After the war, as during it, he was Whig or Conservative in politics over against Radical, until that distinction turned into Democrat versus Republican. Then over a long stretch of years he and Dr. John Milton Worth, brother of the Governor, and Zebedee Rush, were active Democratic leaders in the county and familiar representatives in both branches of the legislature. Governor Worth had died in 1869.

I think I may say that over most of the last quarter of the century he was the leading lawyer in the county, besides having considerable practice in Moore, Montgomery and Stanly. At least George S. Bradshaw, another lawyer and also long clerk of the court, once told me that there was a time when my father was attorney for every executor and administrator in the county, no other lawyer having a look-in. Mr. Bradshaw attributed this to two causes: one, that everybody trusted Marmaduke Robins's honesty and his knowledge of the law, and the other that he never learned to charge for his services. In fact, said Mr. Bradshaw, his fees were so small that it was extremely hard on other lawyers. My father realized and often stressed the point of how painfully the average farmer earned his dollar. He had been through the poverty mill and had been given a set by it, as the family came to know very well indeed. With him, in spending money, it was everything for necessity or for the education of his boys, but nothing for luxury or appearance; and his ideas of luxury were old-fashioned. At Chapel Hill, we were taught to keep those expenses down.

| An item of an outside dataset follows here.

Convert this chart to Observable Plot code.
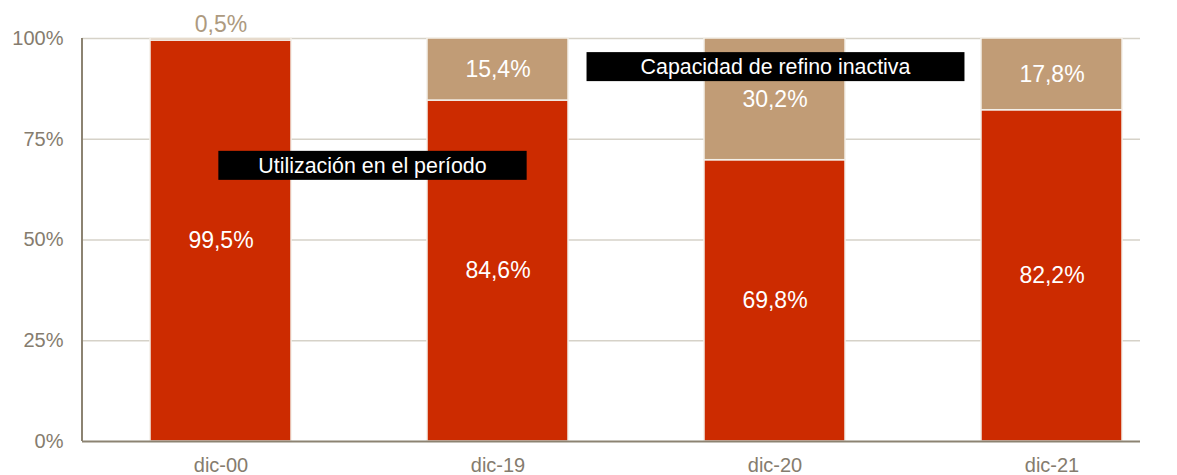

On July 24, 1878, when he was over fifty years old, he married Annie Eliza Moring, born November 9, 1853, eldest daughter of William Henry Moring, Sr. Mother had one brother, W. H., Jr., and two sisters. These provide a lot of Asheboro and scattered relatives, so I will briefly set up the sketch. Uncle Will Moring had four daughters: Agnes who married John Porter; Edith, Henry Craven; Marion, Sulon Stedman; and Annie, Kemp Alexander. Mother's sister Ida married Alex Coffin, father of Will and Oscar Coffin, of the first Mrs. Frank Page, and of Bess Coffin. Aunt Mag (Margaret) married John Anderson and Blanche McGlohon (Mrs. Don McGlohon) is their only child.